Des personnes vulnérables
Sur son compte Twitter, le Premier ministre Justin Trudeau enjoint les Québécois à "bien se protéger ainsi que [leur] famille".
Car certains Montréalais, notamment les plus démunis, vivent seuls et, facteur aggravant : ils souffrent de maladies chroniques ou de dépendance à l'alcool ou à la drogue. Toutes les victimes sont décédées chez elles, une sur trois était atteinte d’une maladie mentale. La plupart des victimes de cette chaleur extrême sont « des hommes, âgés de 53 à 85 ans », indique Mylène Drouin, la directrice régionale de la santé publique de Montréal.

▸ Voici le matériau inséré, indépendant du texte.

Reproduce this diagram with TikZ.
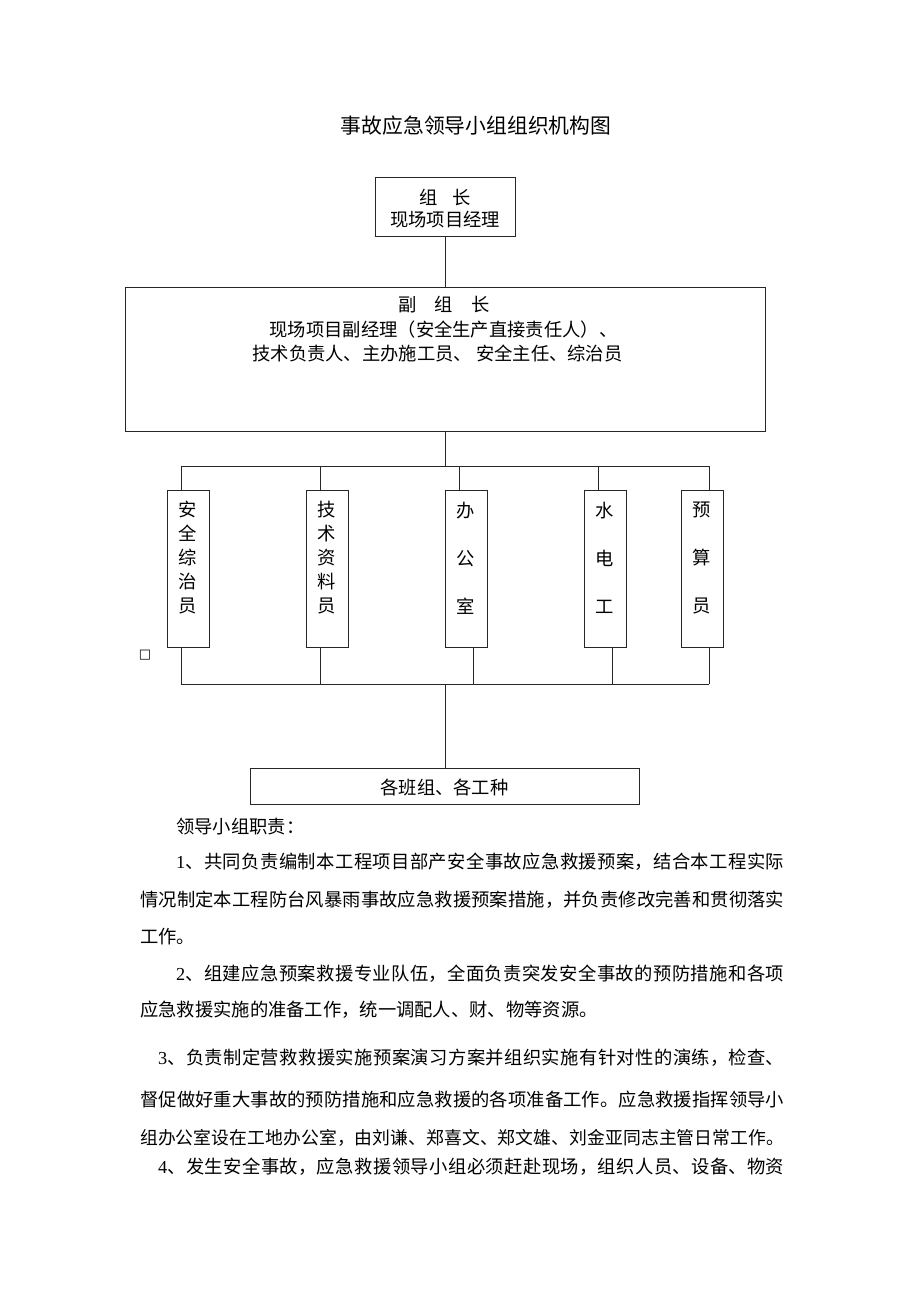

Même constat à quelques kilomètres de Montréal, en Estrie, où on recense au moins cinq décès liés à la chaleur.
Les victimes sont des adultes âgés ou, là encore, aux prises avec une maladie chronique.
La docteure Mélissa Généreux, directrice régionale de santé publique de l'Estrie
Les personnes décédées sont-elles victimes de l’isolement social ? De la réduction ou de l’absence d'un réseau associatif de proximité ?
Une stratégie de prévention
Face à l’isolement des personnes vulnérables, la mairie de Montréal distribue de l'eau aux organismes venant en aide aux gens en difficultés comme les sans-abri, qui sont en première ligne des vagues de chaleur ou de froid. Un système de porte-à-porte a aussi été mis en place afin de repérer les personnes les plus vulnérables. 270 pompiers et policiers ont assuré des visites à domicile la semaine du 2 juillet.
« 15 000 visites à domicile ont été réalisées » ce mardi, se félicite la mairesse de Montréal Valérie Plante. Dans le même temps, Mylène Drouin reconnaît à la télévision publique Radio-Canada les
« difficultés » du personnel de santé pour
« accéder aux personnes vulnérables », et ajoute qu’un bilan devrait être réalisé la semaine du 9 juillet en vue d’améliorer ce système.
Moins de climatisation au Québec qu’en Ontario
Toutes les personnes décédées au Québec vivaient dans des immeubles et des logements non climatisés. 42% des Québécois ont la climatisation chez eux, contre 74% en Ontario, d’après l’enquête sur les ménages et l'environnement de l’organisme Statistique Canada de 2009.
Une autre enquête menée par le département de santé publique de la ville de Toronto en 2010 montre que la quasi-totalité de ses habitants ont la climatisation chez eux (85%).
Les Montréalais se sont rués sur les climatiseurs ces derniers jours, mais face à la rupture de stocks, ce fut presque mission impossible pour s’en procurer un.
Je n'avais jamais vécu ça depuis 25 ans. J’ai vidé mon stock, je n'ai plus rien.
André Blais, de la quincaillerie Beaubien, Le Journal de Montréal
La pollution de l'air
Un autre facteur qui pourrait expliquer - en partie - ces décès potentiellement liés à la chaleur est la concentration élevée d’ozone et de polluants dans l’air qui, combinée à la chaleur et l’humidité, a créé une
"mauvaise" qualité d’air la semaine du 2 juillet. Mylène Drouin, la directrice régionale de la santé publique de Montréal, a précisé lors d'une conférence de presse qu'un épisode de smog était en cours dans la métropole. «
Un facteur de risque supplémentaire » et
« un irritant au niveau respiratoire », a-t-elle ajouté.
Environnement Canada prévoit une diminution de la chaleur ce week-end dans l'est du Canada. L'isolement des personnes vulnérables, et leur accès à la climatisation chez elles ou dans les hôpitaux publics, reste un enjeu majeur pour la province du Québec.